The centre-right alliance of former Prime Minister Borisov has won Bulgaria's 5th parliamentary election in two years. But the status quo remains, and the prospect of a sixth election is not implausible.
The April 2th elections returned a Parliament seemingly once again deadlocked and thus opening the prospect for a sixth early election. This would also mean that the country would continue to be governed by another caretaker cabinet appointed by President Rumen Radev.
Percentage of votes and number of parliamentary mandates of parties that passed the 4% barrier, ranged in accordance with the results of the 2th April 2023 elections:
GERB/SDS (EPP) – “Citizens for a European development of Bulgaria”/”Union of democratic forces”
PP (EPP) – “We continue the change” – a new party emerging from the 2020 protests
Revival ( – a strongly nationalist far right party
DPS (ALDE) – a “Rights and freedoms” mostly Turkish ethic party
BSP (S&D) – the Bulgarian socialist party
DB (EPP) – “Democratic Bulgaria”- a three-party center-right coalition
ITN – “There is such a people”- a populist party of showman Slavi Trifonov
Yet a number of significant shifts can be noted, reflecting the evolution of issues and priorities of greatest importance for Bulgarians over the last two years following the mass ant-GERB protests of the summer of 2020.
Initially, the protests were driven by overarching demands for “changing the system” and rejecting the status quo – i.e. GERB rule marked by widespread corruption and lack of a functioning judiciary, with calls not only for the immediate resignation of Premier Borisov, but also for a new Constitution. Over time however drastic price rises for basic necessities and skyrocketing cost of living increasingly became the overriding public concerns and by far the number one factor in the run up to the April 2nd elections.
In addition, the lack of a regular cabinet elected by Parliament has left the country without an updated budget for over a year. Bulgaria’s Plan for recovery and resilience still remains to be approved by the EU Commission. The refusal by the European Council to include Bulgaria, along with Rumania in the Schengen zone provoked bitter disappointment. The country’s entry into the Eurozone has also been delayed. Another set of issues impacting on the last elections have been whether to provide arms to Ukraine, how to diversify energy supplies and nuclear power development away from dependency on Russia, plus what direction to take in relations with the Republic of North Macedonia.

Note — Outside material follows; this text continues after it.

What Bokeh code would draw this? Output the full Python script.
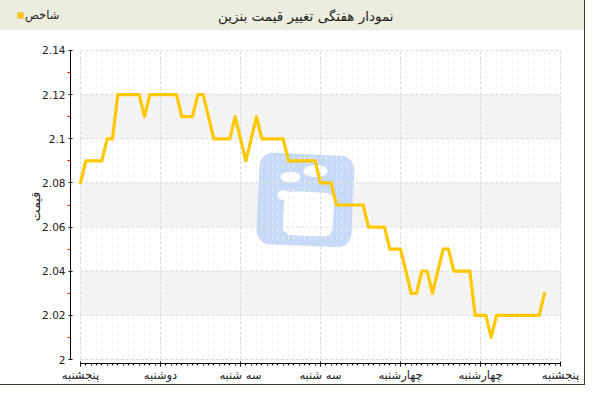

In addition, the question whether to vote by machine or paper ballot became a particularly contentious one. In the outgoing Parliament three parties – GERB, DPS plus BSP – came together to restore voting by paper ballot with the claim that lack of this option had discouraged many less familiar with machines to vote. This in reality was seen as collusion by the “systemic” parties of the old status quo to gain votes, including through controlling the vote and manipulating sectional protocols of the results. A dual ballots-plus-machines system was finally adopted, which however led to no real increase in participation, while creating serious administrative hassle in registering and compiling the final results.
The interplay of this whole set of broadly divergent issues finally translated into the following end-strategies and outcomes.
Underlying these issues and concerns have been charges and counterclaims that the President has been engaged in steadily eroding the multiparty system in favor of increased presidential prerogatives, plus refraining from providing full-fledged military assistance for Ukraine’s war effort.
The overall post-elections mood has been a predominant sense of déjà vu and of deepening disappointment with elections and parliamentary democracy in general. However, as a kind of reaction, there has also been a growing understanding that the country simply can’t afford to enter yet another cycle of a failed Parliament, absence of a regular cabinet and one more early election.
This understanding to a certain extent became evident at the opening of the newly elected 49th National Assembly on April 12th. Although postponing to elect a Parliamentary Speaker and PP-DB refusing to form a coalition with GERB, the two have engaged in negotiations over a set of common legislative priorities following much less confrontational opening statements.
In the last elections the BSP registered a new all-time low of 225 914 votes, amounting to 8,93 percent of ballots cast - another result of its’ policies of a conservative and nationalist bent. Thus in the last election it proposed a national referendum on whether or not to teach “gender ideology” at schools?!
Thus BSP acquired a two-faced image –joining PP and DB in a pro-reform government while collaborating with GERB and DPS in a “paper ballot coalition”. This deeply flawed line completely overshadowed the party’s social policies and pro-peace declarations, depriving it of support from committed left-leaning voters.
A new development was the participation in the elections of a coalition named “The Left!”. This however failed to overcome the 4 percent threshold, partly because it consisted mostly of former leading BSP personalities.
What now remains to be seen is whether at long last there will be a working Parliament and a regular government, or the country once again will face new elections – a prospect hugely detrimental to democracy, hopefully this time to be avoided.